UMW reviewed 4,600 freshman applications for the fall of 2008, offered admission to 3,258 candidates, and enrolled 917 first-time freshman for the 2008 fall semester. These students hail from 32 states and 15 foreign countries. Their average SAT score was 1768 and their average ACT score was 25.7.. The strongest Admission factors include Standardized Tests scores, as well as the rigor of secondary school record.
Environmental sustainability is playing an increasingly important role on the Mary Washington campus and within the community. The first LEED-certified building, CGPS North Building, was built in 2007. To promote environmentally-friendly transportation methods, the university works with the Fredericksburg Regional Transit System (FRED) to provide specific routes and subsidies for students and staff. An Energy Performance Contact with the energy service company NORESCO from 2005-2007 has reduced waster usage by 25% after the installation of water saving devices. NORESCO also installed low energy light fixtures, occupant sensors, HVAC controls, and completed replacement of leaking condensate piping.[12 ]
The UMW Recycling Program currently collects corrugated cardboard, printer ink cartridges, mixed paper, newsprint and co-mingled plastic, glass, and aluminum. Each Residence Hall recycling program is lead by a Recycling Coordinator (RAs) and an elected Hall Council Recycling Chairperson.[12 ] In 2009, UMW participated in the RecycleMania competition and increased its amount of recycled material three-fold.
UMW Ecology Group is the only student-run organization dedicated to sustainability on campus. The Ecology Club works as a part of the Campus Climate Challenge and is affiliated with the Virginia Climate Action Network.
UMW is an NCAA Division III institution. The University plays in the Capital Athletic Conference, where it has won more conference championships than any other school. In fact the Women's swim team has won all 18 straight CAC Championships, while the Men's swim team has won 14 out of 18. To date, the UMW "Eagles" have had more than 100 student-athletes achieve All-American status. Three UMW teams have won national championships (1982 AIAW champion women's tennis, 1988 NCAA Division III women's tennis, 1991 NCAA Division III women's tennis), and UMW athletes have won three NCAA individual titles (1993 - Shannon Hutcherson, 200 yard backstroke, swimming; 1996 - Myra Simpson, long jump, outdoor track & field; 2004 - Dan Uyar and Paul Bristow, doubles tennis). In recent years, the men's tennis team has advanced to eight straight NCAA Tournaments, finishing in the top eight four times, and the women's basketball team has advanced to three straight Sweet 16s, including a third place finish at the 2007 Final Four.
Men compete in the following 10 team sports: baseball, basketball, crew, cross country, lacrosse, soccer, swimming, tennis, and track and field. There are 12 NCAA women's sports: basketball, crew, cross country, field hockey, lacrosse, soccer, softball, swimming, tennis, track and field, and volleyball.

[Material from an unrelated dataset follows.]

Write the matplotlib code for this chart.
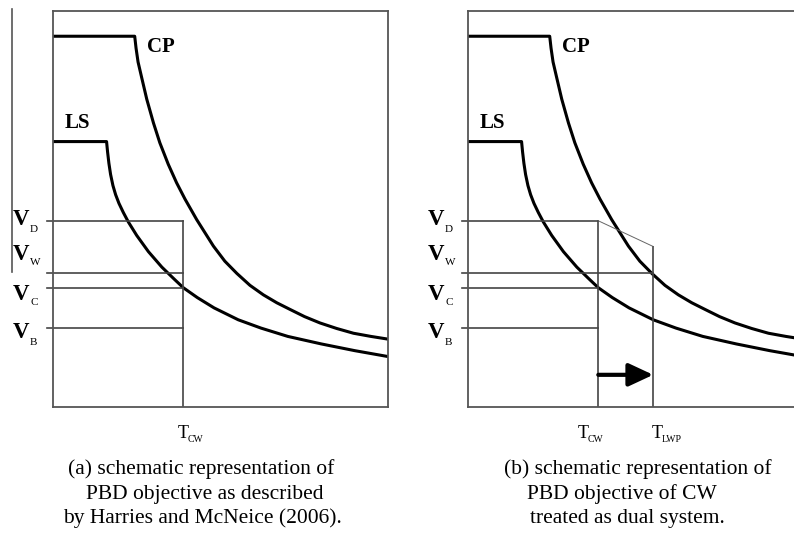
import matplotlib
matplotlib.use("Agg")
import matplotlib.pyplot as plt

# curve shapes (T and V as fractions of the plot box)
T_cp = [0.0, 0.243, 0.247, 0.253, 0.264, 0.279, 0.299, 0.318, 0.343, 0.368,
        0.393, 0.428, 0.478, 0.512, 0.548, 0.587, 0.627, 0.667, 0.707, 0.750,
        0.796, 0.846, 0.896, 0.948, 1.0]
V_cp = [0.935, 0.935, 0.905, 0.870, 0.830, 0.776, 0.716, 0.666, 0.612, 0.565,
        0.524, 0.472, 0.405, 0.367, 0.336, 0.306, 0.282, 0.262, 0.245, 0.227,
        0.211, 0.197, 0.185, 0.177, 0.170]
T_ls = [0.0, 0.159, 0.162, 0.166, 0.171, 0.178, 0.186, 0.196, 0.209, 0.224,
        0.249, 0.284, 0.324, 0.363, 0.388, 0.430, 0.480, 0.552, 0.620, 0.700,
        0.800, 0.900, 1.0]
V_ls = [0.669, 0.669, 0.643, 0.614, 0.586, 0.558, 0.535, 0.513, 0.490, 0.466,
        0.432, 0.391, 0.352, 0.320, 0.300, 0.275, 0.249, 0.219, 0.198, 0.177,
        0.158, 0.141, 0.126]

levels = {"D": 0.469, "W": 0.336, "C": 0.300, "B": 0.197}
T_cw = 0.388
T_lwp = 0.552
V_diag_end = 0.404
V_arrow = 0.080

captions_a = ["(a) schematic representation of",
              "PBD objective as described",
              "by Harries and McNeice (2006)."]
captions_b = ["(b) schematic representation of",
              "PBD objective of CW",
              "treated as dual system."]

W, H = 794, 533
fig = plt.figure(figsize=(W / 100, H / 100), dpi=100)
serif = "Liberation Serif"
frame_col = "#555555"
line_col = "#444444"


def px(x, y):
    return x / W, 1 - y / H


def make_axes(left):
    ax = fig.add_axes([left / W, (H - 406.5) / H, 335 / W, 396 / H])
    ax.set_xlim(0, 1)
    ax.set_ylim(0, 1)
    ax.set_xticks([])
    ax.set_yticks([])
    for s in ax.spines.values():
        s.set_color(frame_col)
        s.set_linewidth(1.3)
    ax.plot(T_cp, V_cp, color="black", lw=2.2, solid_joinstyle="round")
    ax.plot(T_ls, V_ls, color="black", lw=2.2, solid_joinstyle="round")
    return ax


def level_lines(ax, t_end, keys, t_w=None):
    x0 = -0.019
    for k in keys:
        te = t_end
        if k == "W" and t_w is not None:
            te = t_w
        ax.plot([x0, te], [levels[k], levels[k]], color=line_col, lw=1.2,
                clip_on=False)


def v_labels(dx):
    base = {"D": (225, 232), "W": (260, 265), "C": (300, 305), "B": (338, 345)}
    for k, (yb, ys) in base.items():
        fig.text(*px(13 + dx, yb), "V", family=serif, weight="bold",
                 fontsize=16.5, va="baseline")
        fig.text(*px(30 + dx, ys), k, family=serif, fontsize=8, va="baseline")


def curve_labels(dx):
    fig.text(*px(147 + dx, 52), "CP", family=serif, weight="bold",
             fontsize=15, va="baseline")
    fig.text(*px(65 + dx, 128), "LS", family=serif, weight="bold",
             fontsize=15, va="baseline")


def t_label(x, sub):
    fig.text(*px(x, 438), "T", family=serif, fontsize=13, va="baseline")
    fig.text(*px(x + 10, 442), sub, family=serif, fontsize=7, va="baseline")


# panel (a)
ax1 = make_axes(53.3)
level_lines(ax1, T_cw, levels.keys())
ax1.plot([T_cw, T_cw], [0, levels["D"]], color=line_col, lw=1.2)
fig.add_artist(plt.Line2D([12 / W, 12 / W], [1 - 272 / H, 1 - 9 / H],
                          color=frame_col, lw=1.2))
v_labels(0)
curve_labels(0)
t_label(178, "CW")

# panel (b)
ax2 = make_axes(468.3)
level_lines(ax2, T_cw, levels.keys(), t_w=T_lwp)
ax2.plot([T_cw, T_cw], [0, levels["D"]], color=line_col, lw=1.2)
ax2.plot([T_cw, T_lwp], [levels["D"], V_diag_end], color="#666666", lw=0.7)
ax2.plot([T_lwp, T_lwp], [0, V_diag_end], color=line_col, lw=1.2)
ax2.annotate("", xy=(T_lwp, V_arrow), xytext=(T_cw, V_arrow),
             arrowprops=dict(arrowstyle="-|>,head_length=1.5,head_width=0.7",
                             lw=3.0, color="black", shrinkA=0, shrinkB=0))
v_labels(415)
curve_labels(415)
t_label(578, "CW")
t_label(652, "LWP")

# captions
for txt, cx, yb in zip(captions_a, [201, 205, 202], [474, 499, 523]):
    fig.text(*px(cx, yb), txt, family=serif, fontsize=15.5, ha="center",
             va="baseline")
for txt, cx, yb in zip(captions_b, [638, 622, 627], [474, 499, 523]):
    fig.text(*px(cx, yb), txt, family=serif, fontsize=15.5, ha="center",
             va="baseline")

fig.savefig("out.png", dpi=100)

Both men and women compete on the IHSA riding team. The sports facilities are available in Goolrick Gym and outdoors on the Battleground Athletic Complex, and the school's home barn is Hazelwild Farm. These facilities are utilized for intercollegiate competition as well as for intramural and recreational activities. The University also features a number of very popular club teams, including tennis, synchronized swimming, men's and women's rugby and ultimate frisbee teams, along with many others. In 2007 the women's rugby club made their fifth consecutive appearance at the national championship tournament.